Entries with chart source code
□ □ □

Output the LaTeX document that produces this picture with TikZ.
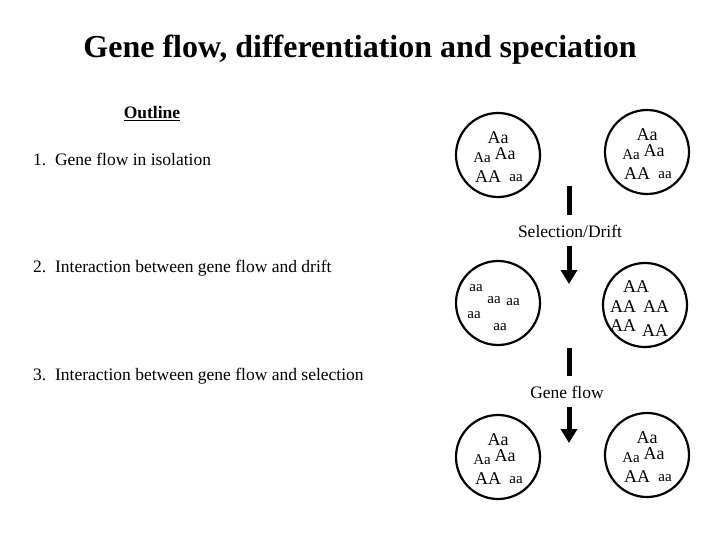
\documentclass[tikz,border=0pt]{standalone}
\usepackage{fontspec}
\setmainfont{Liberation Serif}
\usetikzlibrary{arrows.meta}
\begin{document}
\begin{tikzpicture}[x=1pt,y=-1pt,
  pop/.style={circle,draw,line width=2.2pt,minimum size=84pt,inner sep=0pt},
  g/.style={font=\fontsize{18}{18}\selectfont,inner sep=0pt},
  gs/.style={font=\fontsize{15}{15}\selectfont,inner sep=0pt},
  t/.style={font=\fontsize{17.5}{20}\selectfont,anchor=west,inner sep=0pt},
  bar/.style={line width=5pt},
  arr/.style={line width=5pt,-{Triangle[width=16pt,length=14pt]}}]
\useasboundingbox (0,0) rectangle (720,540);
\node[font=\bfseries\fontsize{32}{36}\selectfont] (title) at (360,50) {Gene flow, differentiation and speciation};
\node[font=\bfseries\fontsize{17.5}{20}\selectfont] (outline) at (152,114) {\underline{Outline}};
\node[t] (i1) at (33,159) {1.\enspace Gene flow in isolation};
\node[t] (i2) at (33,268) {2.\enspace Interaction between gene flow and drift};
\node[t] (i3) at (33,376) {3.\enspace Interaction between gene flow and selection};
% populations
\foreach \n/\x/\y in {a/498/155,b/647/152,e/498/457,f/647/455}{
  \node[pop] (\n) at (\x,\y) {};
  \node[g] (\n1) at (\x+0,\y-17) {Aa};
  \node[gs] (\n2) at (\x-16,\y+3) {Aa};
  \node[g] (\n3) at (\x+7,\y-1) {Aa};
  \node[g] (\n4) at (\x-10,\y+22) {AA};
  \node[gs] (\n5) at (\x+18,\y+23) {aa};
}
\node[pop] (c) at (498,303) {};
\node[gs] (c1) at (476,288) {aa};
\node[gs] (c2) at (494,300) {aa};
\node[gs] (c3) at (513,302) {aa};
\node[gs] (c4) at (474,315) {aa};
\node[gs] (c5) at (500,327) {aa};
\node[pop] (d) at (645,305) {};
\node[g] (d1) at (636,287) {AA};
\node[g] (d2) at (623,307) {AA};
\node[g] (d3) at (656,307) {AA};
\node[g] (d4) at (623,326) {AA};
\node[g] (d5) at (655,331) {AA};
% arrows
\coordinate (b1s) at (569,186); \coordinate (b1e) at (569,215);
\draw[bar] (b1s) -- (b1e);
\node[font=\fontsize{17.5}{20}\selectfont] (sd) at (570,231) {Selection/Drift};
\coordinate (a1s) at (569,246); \coordinate (a1e) at (569,284);
\draw[arr] (a1s) -- (a1e);
\coordinate (b2s) at (569,348); \coordinate (b2e) at (569,376);
\draw[bar] (b2s) -- (b2e);
\node[font=\fontsize{17.5}{20}\selectfont] (gf) at (567,392) {Gene flow};
\coordinate (a2s) at (569,407); \coordinate (a2e) at (569,443);
\draw[arr] (a2s) -- (a2e);
\end{tikzpicture}
\end{document}
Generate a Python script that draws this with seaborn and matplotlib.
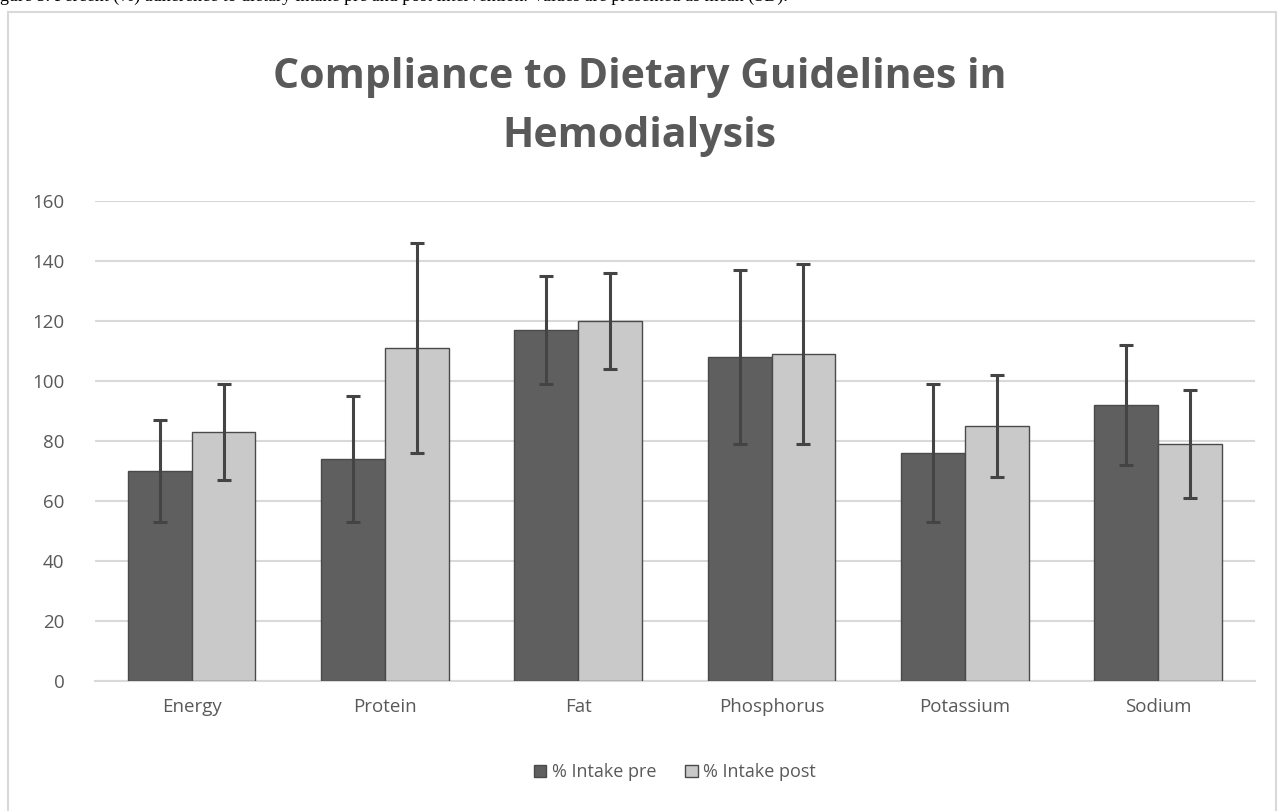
import pandas as pd
import seaborn as sns
import matplotlib.pyplot as plt
from matplotlib.patches import Rectangle

# values (mean and SD, % of guideline)
nutrients = ['Energy', 'Protein', 'Fat', 'Phosphorus', 'Potassium', 'Sodium']
intake_pre = [70, 74, 117, 108, 76, 92]
intake_post = [83, 111, 120, 109, 85, 79]
sd_pre = [17, 21, 18, 29, 23, 20]
sd_post = [16, 35, 16, 30, 17, 18]
series = ['% Intake pre', '% Intake post']
y_ticks = [0, 20, 40, 60, 80, 100, 120, 140, 160]

df = pd.DataFrame({
    'nutrient': nutrients * 2,
    'value': intake_pre + intake_post,
    'sd': sd_pre + sd_post,
    'series': [series[0]] * len(nutrients) + [series[1]] * len(nutrients),
})

sns.set_theme(style='white')
plt.rcParams['font.family'] = ['Open Sans', 'DejaVu Sans']
txt = '#595959'

fig = plt.figure(figsize=(12.79, 8.11), dpi=100)
ax = fig.add_axes([0.0743, 0.1603, 0.9067, 0.5919])

# light frame round the chart, like the Excel chart area
fig.patches.append(Rectangle((8 / 1279, -0.01), 1268 / 1279, 1 - 12 / 811 + 0.01,
                             transform=fig.transFigure, fill=False,
                             edgecolor='#d9d9d9', linewidth=1.5))

# caption of the source figure, cut off at the top edge as in the scan
fig.text(0.0, 1.0 - 1 / 811, 'gure 5. Percent (%) adherence to dietary intake pre and post '
         'intervention. Values are presented as mean (SD).',
         family=['Liberation Serif'], fontsize=13, color='black', va='baseline', ha='left')

sns.barplot(data=df, x='nutrient', y='value', hue='series', order=nutrients,
            hue_order=series, palette=['#5f5f5f', '#c9c9c9'], errorbar=None,
            width=0.66, gap=0.0, edgecolor='#4a4a4a', linewidth=1.0, ax=ax, zorder=3)

# error bars at the centre of each bar
for cont, sds, vals in zip(ax.containers, [sd_pre, sd_post], [intake_pre, intake_post]):
    xs = [p.get_x() + p.get_width() / 2 for p in cont.patches]
    ax.errorbar(xs, vals, yerr=sds, fmt='none', ecolor='#444444', elinewidth=2.2,
                capsize=5, capthick=2.2, zorder=4)

ax.set_ylim(0, 160)
ax.set_yticks(y_ticks)
ax.set_xlim(-0.5, len(nutrients) - 0.5)
ax.yaxis.grid(True, color='#d9d9d9', linewidth=1.5, zorder=0)
ax.set_axisbelow(True)
for s in ['top', 'right', 'left']:
    ax.spines[s].set_visible(False)
ax.spines['bottom'].set_color('#d9d9d9')
ax.spines['bottom'].set_linewidth(1.5)
ax.tick_params(axis='both', length=0, labelsize=13.5, colors=txt, pad=12)
ax.tick_params(axis='y', pad=22)
ax.set_xlabel('')
ax.set_ylabel('')

fig.text(0.5, 1 - 107 / 811, 'Compliance to Dietary Guidelines in\nHemodialysis',
         ha='center', va='center', fontsize=29.5, fontweight='bold', color=txt,
         linespacing=1.6)

ax.legend(loc='center', bbox_to_anchor=(0.5, -0.19), ncol=2, frameon=False,
          fontsize=13, labelcolor=txt, handlelength=0.7, handleheight=0.7,
          handletextpad=0.3, columnspacing=1.6)

fig.savefig('out.png', dpi=100)
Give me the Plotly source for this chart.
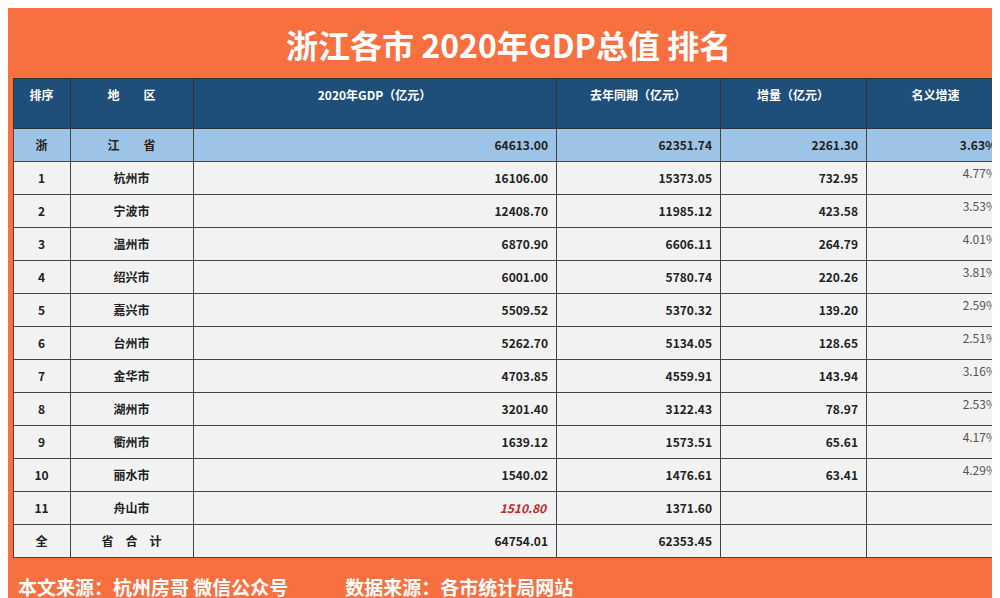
import plotly.graph_objects as go

ranks = ["浙", "1", "2", "3", "4", "5", "6", "7", "8", "9", "10", "11", "全"]
regions = ["江　　省", "杭州市", "宁波市", "温州市", "绍兴市", "嘉兴市", "台州市", "金华市",
           "湖州市", "衢州市", "丽水市", "舟山市", "省　合　计"]
gdp_2020 = ["64613.00", "16106.00", "12408.70", "6870.90", "6001.00", "5509.52", "5262.70",
            "4703.85", "3201.40", "1639.12", "1540.02", "1510.80", "64754.01"]
gdp_2019 = ["62351.74", "15373.05", "11985.12", "6606.11", "5780.74", "5370.32", "5134.05",
            "4559.91", "3122.43", "1573.51", "1476.61", "1371.60", "62353.45"]
increase = ["2261.30", "732.95", "423.58", "264.79", "220.26", "139.20", "128.65", "143.94",
            "78.97", "65.61", "63.41", "", ""]
growth = ["3.63%", "4.77%", "3.53%", "4.01%", "3.81%", "2.59%", "2.51%", "3.16%", "2.53%",
          "4.17%", "4.29%", "", ""]
headers = ["排序", "地　　区", "2020年GDP（亿元）", "去年同期（亿元）", "增量（亿元）", "名义增速"]

n = len(ranks)
b = lambda xs: [f"<b>{x}</b>" if x else "" for x in xs]
gdp_text = [f"<b><i>{v}</i></b>" if i == 11 else f"<b>{v}</b>" for i, v in enumerate(gdp_2020)]
growth_text = [f"<b>{v}</b>" if i == 0 else v for i, v in enumerate(growth)]

row_fill = ["#9DC3E6"] + ["#F2F2F2"] * (n - 1)
gdp_color = ["#222222"] * n
gdp_color[11] = "#C0282D"
growth_color = ["#222222"] + ["#555555"] * (n - 1)

fig = go.Figure(go.Table(
    domain=dict(x=[0.005, 0.997], y=[1 - 556 / 598, 1 - 70 / 598]),
    columnwidth=[57, 123, 363, 164, 146, 139],
    header=dict(
        values=[f"<b>{h}</b>" for h in headers],
        fill_color="#1F4E79",
        line_color="#333333",
        align="center",
        height=50,
        font=dict(family="Noto Sans CJK SC", size=12, color="white"),
    ),
    cells=dict(
        values=[b(ranks), b(regions), gdp_text, b(gdp_2019), b(increase), growth_text],
        fill_color=[row_fill] * 6,
        line_color="#444444",
        align=["center", "center", "right", "right", "right", "right"],
        height=29,
        font=dict(family="Noto Sans CJK SC", size=12,
                  color=[["#222222"] * n, ["#222222"] * n, gdp_color,
                         ["#222222"] * n, ["#222222"] * n, growth_color]),
    ),
))

fig.add_annotation(x=0.5, y=1 - 36 / 598, xref="paper", yref="paper", yanchor="middle",
                   showarrow=False, text="<b>浙江各市 2020年GDP总值 排名</b>",
                   font=dict(family="Noto Sans CJK SC", size=32, color="white"))
fig.add_annotation(x=0.008, y=1 - 578 / 598, xref="paper", yref="paper", xanchor="left",
                   yanchor="middle", showarrow=False,
                   text="<b>本文来源：杭州房哥 微信公众号　　　数据来源：各市统计局网站</b>",
                   font=dict(family="Noto Sans CJK SC", size=19, color="white"))

fig.update_layout(width=1000, height=598, margin=dict(l=0, r=0, t=0, b=0),
                  paper_bgcolor="#F97040")
fig.write_html("out.html")
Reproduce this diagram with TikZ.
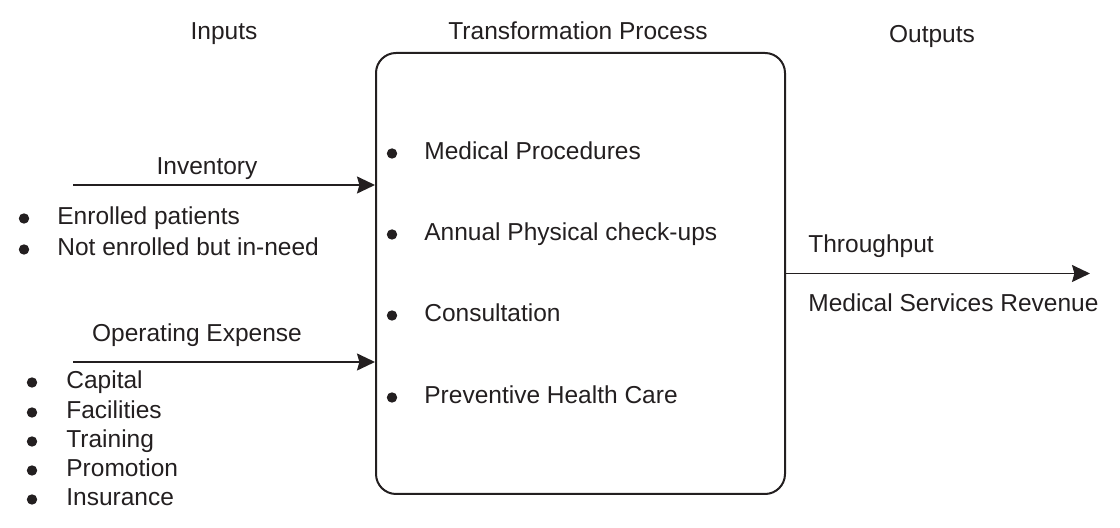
\documentclass[tikz,border=0pt]{standalone}
\usepackage{fontspec}
\setmainfont{Liberation Sans}
\usetikzlibrary{arrows.meta}
\definecolor{ink}{RGB}{35,31,32}
\tikzset{
  lbl/.style={anchor=base, inner sep=0pt, text=ink},
  item/.style={anchor=base west, inner sep=0pt, text=ink},
  dot/.style={circle, fill=ink, inner sep=0pt, minimum size=5.2pt},
  flow/.style={-{Stealth[length=9pt,width=8.5pt,inset=1.2pt]}, line width=0.8pt, draw=ink},
}

\begin{document}
\begin{tikzpicture}[x=0.5pt, y=-0.5pt, font=\fontsize{12.25}{14.7}\selectfont]
\useasboundingbox (0,0) rectangle (1120,528);
% Headings
\node[lbl] (inputs) at (224,40) {Inputs};
\node[lbl] (trans) at (578,40) {Transformation Process};
\node[lbl] (outputs) at (932,43) {Outputs};

% Transformation box
\node[draw=ink, line width=1pt, rounded corners=10pt, minimum width=204.5pt, minimum height=220.5pt, inner sep=0pt] (box) at (580.5,273.5) {};
\foreach \y/\t [count=\i] in {160/Medical Procedures, 241/Annual Physical check-ups, 322/Consultation, 404/Preventive Health Care} {
  \node[dot] (pdot\i) at (392,\y-6.5) {};
  \node[item] (proc\i) at (424,\y) {\t};
}

% Inventory input
\node[lbl] (inv) at (207,175) {Inventory};
\coordinate (invstart) at (73,185);
\draw[flow] (invstart) -- (invstart -| box.west);
\foreach \y/\t [count=\i] in {225/Enrolled patients, 256/Not enrolled but in-need} {
  \node[dot] (idot\i) at (24,\y-6.5) {};
  \node[item] (invitem\i) at (57,\y) {\t};
}

% Operating expense input
\node[lbl] (opex) at (197,342) {Operating Expense};
\coordinate (opstart) at (73,362);
\draw[flow] (opstart) -- (opstart -| box.west);
\foreach \y/\t [count=\i] in {389/Capital, 419/Facilities, 448/Training, 477/Promotion, 506/Insurance} {
  \node[dot] (odot\i) at (32,\y-6.5) {};
  \node[item] (opitem\i) at (66,\y) {\t};
}

% Output
\coordinate (outend) at (1090,273.5);
\draw[flow] (box.east) -- (outend);
\node[item] (thru) at (808,253) {Throughput};
\node[item] (rev) at (808,312) {Medical Services Revenue};
\end{tikzpicture}
\end{document}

□ □ □

**PROBLEM**. Leave out the pictures and give again exactly the lines from the one with "Generate a Python" through the one with "from matplotlib.patches import Rectangle", and no others.

**COMPLETE RESPONSE**.
Generate a Python script that draws this with seaborn and matplotlib.
import pandas as pd
import seaborn as sns
import matplotlib.pyplot as plt
from matplotlib.patches import Rectangle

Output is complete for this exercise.